Jack Mingjie Lin
- Country (sports): Canada
- Residence: Markham, Ontario, Canada
- Born: April 15, 1999 (age 26) Newfoundland, Canada
- Height: 1.78 m (5 ft 10 in)
- Plays: Right-handed (two-handed backhand)
- College: Columbia University
- Prize money: $16,865

Singles
- Career record: 0–1
- Career titles: 0
- Highest ranking: No. 605 (15 July 2019)

Grand Slam singles results
- Australian Open Junior: 2R (2016)
- US Open Junior: Q2 (2016)

Doubles
- Career record: 0
- Career titles: 0
- Highest ranking: No. 1,119 (27 July 2015)

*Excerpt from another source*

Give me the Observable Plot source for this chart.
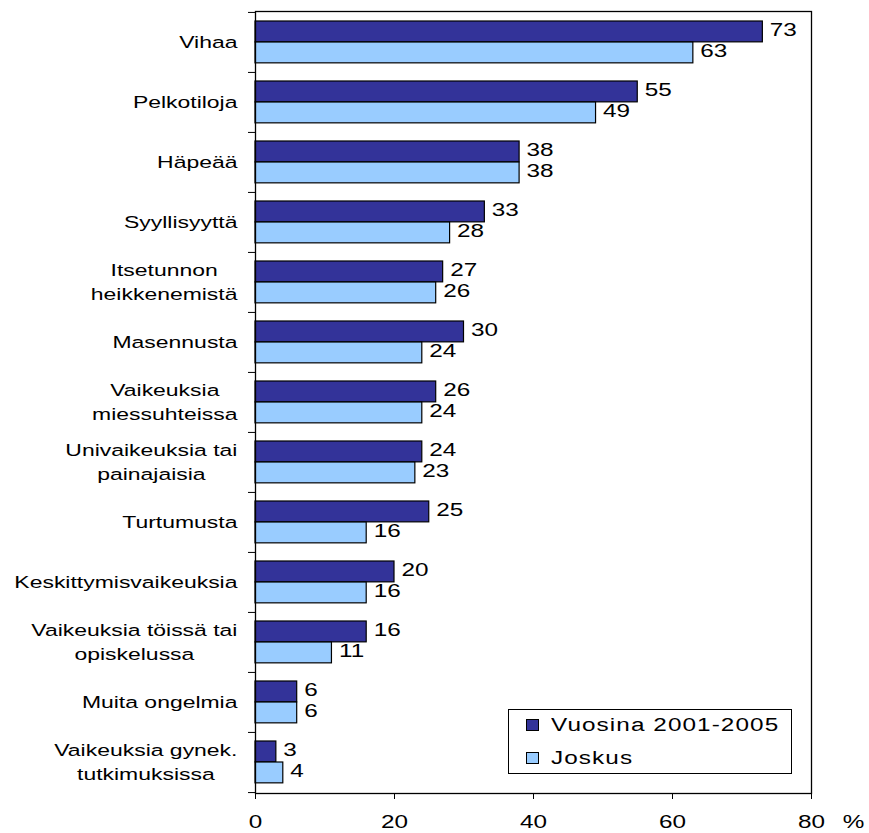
<!DOCTYPE html>
<html>
<head>
<meta charset="utf-8">
<script src="https://cdn.jsdelivr.net/npm/d3@7"></script>
<script src="https://cdn.jsdelivr.net/npm/@observablehq/plot@0.6"></script>
<style>
  body { margin: 0; background: #fff; }
  #chart { position: relative; width: 869px; height: 833px; font-family: 'Liberation Sans', Arial, sans-serif; }
  #legend { position: absolute; left: 508px; top: 709px; width: 282px; height: 63px; border: 1px solid #000; background: #fff; font-size: 18px; }
  .row { position: absolute; left: 17px; display: flex; align-items: center; }
  .sw { width: 11px; height: 10px; border: 1px solid #000; margin-right: 12px; flex: none; }
  .lt { display: inline-block; transform: scaleX(1.35); transform-origin: left center; white-space: nowrap; letter-spacing: 0.8px; }
</style>
</head>
<body>
<div id="chart"></div>
<script>
const categories = ["Vihaa", "Pelkotiloja", "Häpeää", "Syyllisyyttä", "Itsetunnon\nheikkenemistä", "Masennusta", "Vaikeuksia\nmiessuhteissa", "Univaikeuksia tai\npainajaisia", "Turtumusta", "Keskittymisvaikeuksia", "Vaikeuksia töissä tai\nopiskelussa", "Muita ongelmia", "Vaikeuksia gynek.\ntutkimuksissa"];
const recentValues = [73, 55, 38, 33, 27, 30, 26, 24, 25, 20, 16, 6, 3];
const everValues = [63, 49, 38, 28, 26, 24, 24, 23, 16, 16, 11, 6, 4];
const seriesNames = ["Vuosina 2001-2005", "Joskus"];
const seriesColors = ["#333399", "#99CCFF"];
const xTicks = [0, 20, 40, 60, 80];
const unitLabel = "%";

const W = 869, H = 833, mt = 11, mb = 40, ml = 255, mr = 58;
const band = (H - mt - mb) / categories.length;
const inset = 9, barH = 21;
const labelFont = 17, stretch = 1.35;
const fontFamily = "'Liberation Sans', Arial, sans-serif";

const recentRows = categories.map((c, i) => ({category: c, value: recentValues[i], series: seriesNames[0]}));
const everRows = categories.map((c, i) => ({category: c, value: everValues[i], series: seriesNames[1]}));

const ctx = document.createElement("canvas").getContext("2d");
ctx.font = `${labelFont}px 'Liberation Sans'`;
const blockWidth = c => stretch * d3.max(c.split("\n"), l => ctx.measureText(l).width);

const labelMarks = categories.map(c => Plot.text([c], {
  x: 0, y: d => d, text: d => d,
  textAnchor: "middle", lineAnchor: "middle", lineHeight: 1.4,
  dx: -(18 + blockWidth(c) / 2), dy: -2, fontSize: labelFont, fill: "black"
}));

const plot = Plot.plot({
  width: W, height: H,
  marginTop: mt, marginBottom: mb, marginLeft: ml, marginRight: mr,
  style: {fontFamily, fontSize: "18px", color: "black", background: "white"},
  x: {domain: [0, 80], ticks: xTicks, tickSize: 6, tickPadding: 16, label: null},
  y: {domain: categories, axis: null, padding: 0},
  marks: [
    Plot.barX(recentRows, {x: "value", y: "category", fill: seriesColors[0], stroke: "black", strokeWidth: 1.2, insetTop: inset, insetBottom: band - inset - barH}),
    Plot.barX(everRows, {x: "value", y: "category", fill: seriesColors[1], stroke: "black", strokeWidth: 1.2, insetTop: inset + barH, insetBottom: band - inset - 2 * barH}),
    Plot.text(recentRows, {x: "value", y: "category", text: d => String(d.value), dx: 7, dy: -(band / 2 - inset - barH / 2) - 2, textAnchor: "start", lineAnchor: "middle", fontSize: 18, fill: "black"}),
    Plot.text(everRows, {x: "value", y: "category", text: d => String(d.value), dx: 7, dy: (inset + 1.5 * barH) - band / 2 - 2, textAnchor: "start", lineAnchor: "middle", fontSize: 18, fill: "black"}),
    Plot.frame({stroke: "black", strokeWidth: 1.3}),
    Plot.ruleY(categories, {x1: 0, x2: 0, insetLeft: -7, dy: -band / 2, stroke: "black"}),
    Plot.ruleY([categories[categories.length - 1]], {x1: 0, x2: 0, insetLeft: -7, dy: band / 2, stroke: "black"}),
    ...labelMarks,
    Plot.text([unitLabel], {frameAnchor: "bottom-right", textAnchor: "middle", dx: 42, dy: 29, lineAnchor: "middle", fontSize: 18, fill: "black"})
  ]
});

// horizontally stretch every glyph about its own anchor, like the reference rendering
d3.select(plot).selectAll("text").each(function () {
  const t = this.getAttribute("transform") || "";
  this.setAttribute("transform", (t + ` scale(${stretch},1)`).trim());
});

const chart = document.getElementById("chart");
chart.appendChild(plot);

const legend = document.createElement("div");
legend.id = "legend";
seriesNames.forEach((name, i) => {
  const row = document.createElement("div");
  row.className = "row";
  row.style.top = (3 + i * 33) + "px";
  row.style.height = "24px";
  const sw = document.createElement("div");
  sw.className = "sw";
  sw.style.background = seriesColors[i];
  const t = document.createElement("span");
  t.className = "lt";
  t.textContent = name;
  row.appendChild(sw);
  row.appendChild(t);
  legend.appendChild(row);
});
chart.appendChild(legend);
</script>
</body>
</html>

Grand Slam doubles results
- Australian Open Junior: 1R (2016)

= Jack Mingjie Lin =

Canadian tennis player

Jack Mingjie Lin (born April 15, 1999) is an inactive professional tennis player from Canada.

Mingjie Lin reached a career high ATP men's singles ranking of No. 605 on 15 July 2019. He made his ATP Tour debut by receiving a wild card to the 2019 New York Open, where he lost his 1st round match to eventual finalist Brayden Schnur.